Sharon had been sniffing the breeze all week. First there was inordinate US pressure on him to allow Foreign Minister Shimon Peres to meet Yasser Arafat on 6 September, dismissing with an imperial wave of the hand the 48 hours of "quiet" in the occupied territories Sharon had set as the condition. Then Colin Powell froze anti-PLO legislation about to pass through Congress: a clear message that whatever else Yasser Arafat is to the State Department he is not yet their Bin Laden.
Then came Powell's visible reluctance to "designate" Hamas, Islamic Jihad and Hizbullah in quite the same "terrorism" category as Osama Bin Laden's Al-Qa'ida organisation. Lastly, there was George Bush's rehearsed remark on 2 October that "the idea of a Palestinian state has always been part of a [US] vision" in the Middle East. "Always" or not, this was the first time the president had revealed it.
But the real scare came with a flurry of articles in American newspapers "leaking" that, prior to the carnage of 11 September, the US administration was about to unveil a new "diplomatic initiative" to end a year's worth of violence in the occupied territories. Details of the initiative remained vague, and for no one more so than Sharon. For the first time that anybody could remember, a US president had not consulted an Israeli prime minister about "peace in our time."
According to the New York Times on 2 October, "the initiative would take into account progress at the Camp David negotiations during the Clinton administration last year -- but would stop well short of the specifics Clinton gave in January in a speech in New York before leaving office."
According to Israel's Haaretz newspaper on 4 October, citing both Palestinian and other sources, the initiative is a "reprise" of Clinton's January proposals. In other words, a "viable and sovereign Palestinian state" in Gaza and most of the West Bank, some form of shared sovereignty in Jerusalem, and a vague formula for the refugees based on resettlement in host countries and/or "return" to a state in the West Bank and Gaza.
Where all leaks converge is that the initiative begins with implementation of the Mitchell report, with an absolute freeze on settlement construction in the occupied territories, including "the natural growth of existing settlements."
This is why Mount Sharon erupted. For Sharon's "vision" is a long- term interim arrangement based on a Palestinian state in about 50 per cent of the West Bank and 70 percent of Gaza with undivided Jewish sovereignty in Jerusalem. It also requires not only the permanence but also expansion of all existing settlements, including the 25 new settlements established since his election in February.
Sharon blew his top on 4 October because he understood what the initiative signifies: the end of him and the end of that vision.

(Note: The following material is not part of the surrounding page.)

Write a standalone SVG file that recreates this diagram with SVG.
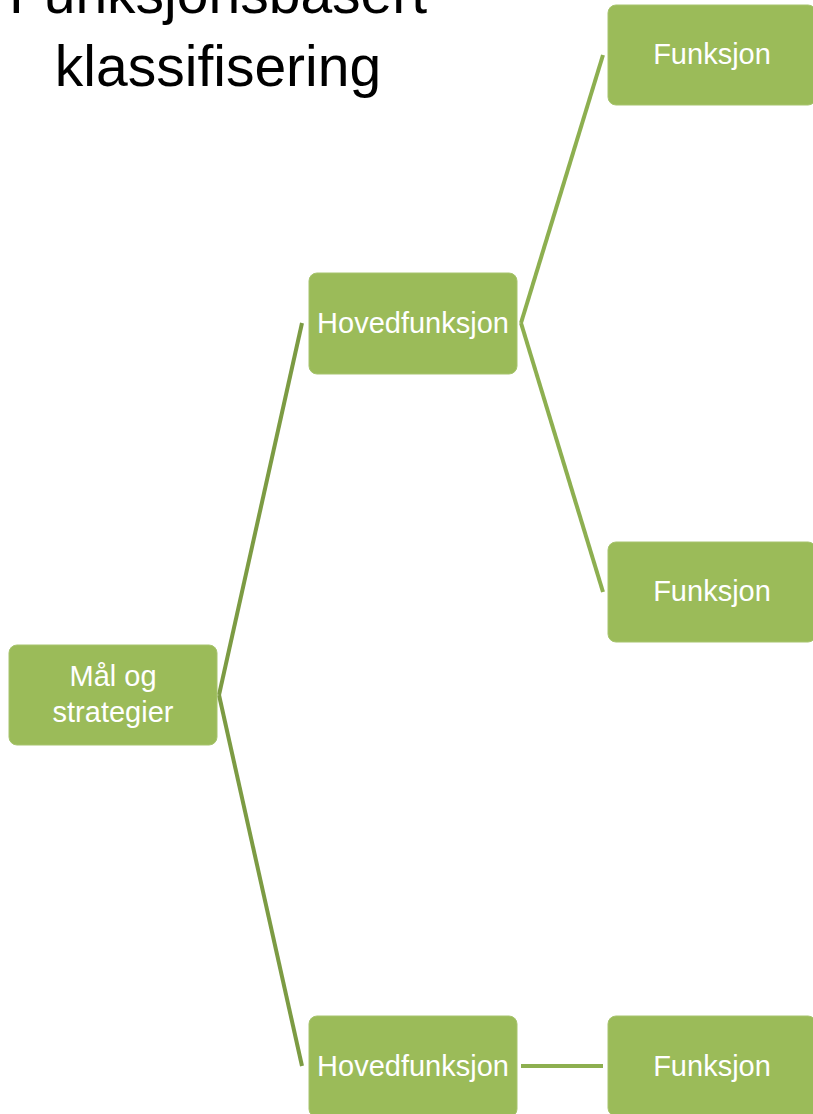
<svg xmlns="http://www.w3.org/2000/svg" width="813" height="1114" viewBox="0 0 813 1114">
<style>
.box{fill:#9BBB59;stroke:#A7C46E;stroke-width:1}
.lbl{fill:#FFFFFF;font-family:"Liberation Sans",Arial,sans-serif;font-size:29px;text-anchor:middle}
.title{fill:#000000;font-family:"Liberation Sans",Arial,sans-serif;font-size:57px;text-anchor:middle}
.c1{stroke:#7C9B43;stroke-width:4;fill:none;stroke-linecap:butt}
.c2{stroke:#8DAF50;stroke-width:4;fill:none;stroke-linecap:butt}
</style>
<rect width="813" height="1114" fill="#FFFFFF"/>
<g id="title">
<text class="title" x="218" y="13">Funksjonsbasert</text>
<text class="title" x="218" y="86">klassifisering</text>
</g>
<g id="connectors">
<path class="c1" d="M219,695 L302,323"/>
<path class="c1" d="M219,695 L302,1066"/>
<path class="c2" d="M521,323 L603,55"/>
<path class="c2" d="M521,323 L603,592"/>
<path class="c2" d="M521,1066 L603,1066"/>
</g>
<g id="mal">
<rect class="box" x="9" y="645" width="208" height="100" rx="8"/>
<text class="lbl" x="113" y="686">Mål og</text>
<text class="lbl" x="113" y="722">strategier</text>
</g>
<g id="hoved1">
<rect class="box" x="309" y="273" width="208" height="101" rx="8"/>
<text class="lbl" x="413" y="333">Hovedfunksjon</text>
</g>
<g id="hoved2">
<rect class="box" x="309" y="1016" width="208" height="101" rx="8"/>
<text class="lbl" x="413" y="1076">Hovedfunksjon</text>
</g>
<g id="funk1">
<rect class="box" x="608" y="5" width="208" height="100" rx="8"/>
<text class="lbl" x="712" y="64">Funksjon</text>
</g>
<g id="funk2">
<rect class="box" x="608" y="542" width="208" height="100" rx="8"/>
<text class="lbl" x="712" y="601">Funksjon</text>
</g>
<g id="funk3">
<rect class="box" x="608" y="1016" width="208" height="100" rx="8"/>
<text class="lbl" x="712" y="1076">Funksjon</text>
</g>
</svg>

What the initiative means to the Palestinians and other Arabs is less clear. Is the new US activism in the peace process merely tactical, invoked solely to put a coalition in place but, ultimately, to be buried along with the Taliban and Osama Bin Laden? Or is it strategic, with America at last aware that the road to a political solution lies not only in Arafat's ability to bring the Intifada to heel, but equally in an open confrontation with Sharon and his "national unity" coalition?